▶ [Do this]
Write out the listing below without alteration, omitting its pictures.

# start of Material provided

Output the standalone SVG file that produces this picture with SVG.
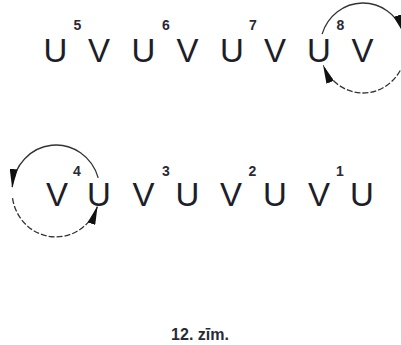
<svg xmlns="http://www.w3.org/2000/svg" width="401" height="345" viewBox="0 0 401 345">
<style>
.l{font-family:"Liberation Sans",Arial,sans-serif;font-size:33px;fill:#1e1e2a;text-anchor:middle}
.d{font-family:"Liberation Sans",Arial,sans-serif;font-size:14px;font-weight:bold;fill:#2a2a36;text-anchor:middle}
.cap{font-family:"Liberation Sans",Arial,sans-serif;font-size:16px;font-weight:bold;fill:#2a2a36;text-anchor:middle}
.arc{fill:none;stroke:#333;stroke-width:1.3}
.dash{stroke-dasharray:6 2}
</style>
<defs>
<marker id="ah" markerUnits="userSpaceOnUse" markerWidth="19" markerHeight="8" viewBox="0 0 19 8" refX="18" refY="4" orient="auto">
<path d="M0,0 L19,4 L0,8 z" fill="#111"/>
</marker>
</defs>
<g id="row1">
<g id="n5"><text class="l" x="55.5" y="61.5">U</text><text class="d" x="77.5" y="30">5</text><text class="l" x="99" y="61.5">V</text></g>
<g id="n6"><text class="l" x="143.5" y="61.5">U</text><text class="d" x="166" y="30">6</text><text class="l" x="187.5" y="61.5">V</text></g>
<g id="n7"><text class="l" x="232" y="61.5">U</text><text class="d" x="253" y="30">7</text><text class="l" x="275" y="61.5">V</text></g>
<g id="n8"><text class="l" x="319" y="61.5">U</text><text class="d" x="340.5" y="30">8</text><text class="l" x="362.5" y="61.5">V</text></g>
</g>
<g id="row2">
<g id="n4"><text class="l" x="57" y="206">V</text><text class="d" x="77" y="175.5">4</text><text class="l" x="99" y="206">U</text></g>
<g id="n3"><text class="l" x="143.5" y="206">V</text><text class="d" x="166" y="175.5">3</text><text class="l" x="187.5" y="206">U</text></g>
<g id="n2"><text class="l" x="231" y="206">V</text><text class="d" x="252.5" y="175.5">2</text><text class="l" x="275" y="206">U</text></g>
<g id="n1"><text class="l" x="319" y="206">V</text><text class="d" x="340" y="175.5">1</text><text class="l" x="362" y="206">U</text></g>
</g>
<g id="connectors">
<path class="arc" d="M322.1,34.1 A43,45 0 0 1 403.4,32.6" marker-end="url(#ah)"/>
<path class="arc dash" d="M400.2,70.5 A43,45 0 0 1 323.4,65.6" marker-end="url(#ah)"/>
<path class="arc" d="M98.2,177.9 A44,46 0 0 0 12.2,187" marker-end="url(#ah)"/>
<path class="arc dash" d="M12.5,198.2 A44,46 0 0 0 97.3,206.7" marker-end="url(#ah)"/>
</g>
<g id="caption"><text class="cap" x="200" y="340">12. zīm.</text></g>
</svg>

# end of Material provided

▶ [Problem solution]
Output the standalone SVG file that produces this picture with SVG.
<svg xmlns="http://www.w3.org/2000/svg" width="401" height="345" viewBox="0 0 401 345">
<style>
.l{font-family:"Liberation Sans",Arial,sans-serif;font-size:33px;fill:#1e1e2a;text-anchor:middle}
.d{font-family:"Liberation Sans",Arial,sans-serif;font-size:14px;font-weight:bold;fill:#2a2a36;text-anchor:middle}
.cap{font-family:"Liberation Sans",Arial,sans-serif;font-size:16px;font-weight:bold;fill:#2a2a36;text-anchor:middle}
.arc{fill:none;stroke:#333;stroke-width:1.3}
.dash{stroke-dasharray:6 2}
</style>
<defs>
<marker id="ah" markerUnits="userSpaceOnUse" markerWidth="19" markerHeight="8" viewBox="0 0 19 8" refX="18" refY="4" orient="auto">
<path d="M0,0 L19,4 L0,8 z" fill="#111"/>
</marker>
</defs>
<g id="row1">
<g id="n5"><text class="l" x="55.5" y="61.5">U</text><text class="d" x="77.5" y="30">5</text><text class="l" x="99" y="61.5">V</text></g>
<g id="n6"><text class="l" x="143.5" y="61.5">U</text><text class="d" x="166" y="30">6</text><text class="l" x="187.5" y="61.5">V</text></g>
<g id="n7"><text class="l" x="232" y="61.5">U</text><text class="d" x="253" y="30">7</text><text class="l" x="275" y="61.5">V</text></g>
<g id="n8"><text class="l" x="319" y="61.5">U</text><text class="d" x="340.5" y="30">8</text><text class="l" x="362.5" y="61.5">V</text></g>
</g>
<g id="row2">
<g id="n4"><text class="l" x="57" y="206">V</text><text class="d" x="77" y="175.5">4</text><text class="l" x="99" y="206">U</text></g>
<g id="n3"><text class="l" x="143.5" y="206">V</text><text class="d" x="166" y="175.5">3</text><text class="l" x="187.5" y="206">U</text></g>
<g id="n2"><text class="l" x="231" y="206">V</text><text class="d" x="252.5" y="175.5">2</text><text class="l" x="275" y="206">U</text></g>
<g id="n1"><text class="l" x="319" y="206">V</text><text class="d" x="340" y="175.5">1</text><text class="l" x="362" y="206">U</text></g>
</g>
<g id="connectors">
<path class="arc" d="M322.1,34.1 A43,45 0 0 1 403.4,32.6" marker-end="url(#ah)"/>
<path class="arc dash" d="M400.2,70.5 A43,45 0 0 1 323.4,65.6" marker-end="url(#ah)"/>
<path class="arc" d="M98.2,177.9 A44,46 0 0 0 12.2,187" marker-end="url(#ah)"/>
<path class="arc dash" d="M12.5,198.2 A44,46 0 0 0 97.3,206.7" marker-end="url(#ah)"/>
</g>
<g id="caption"><text class="cap" x="200" y="340">12. zīm.</text></g>
</svg>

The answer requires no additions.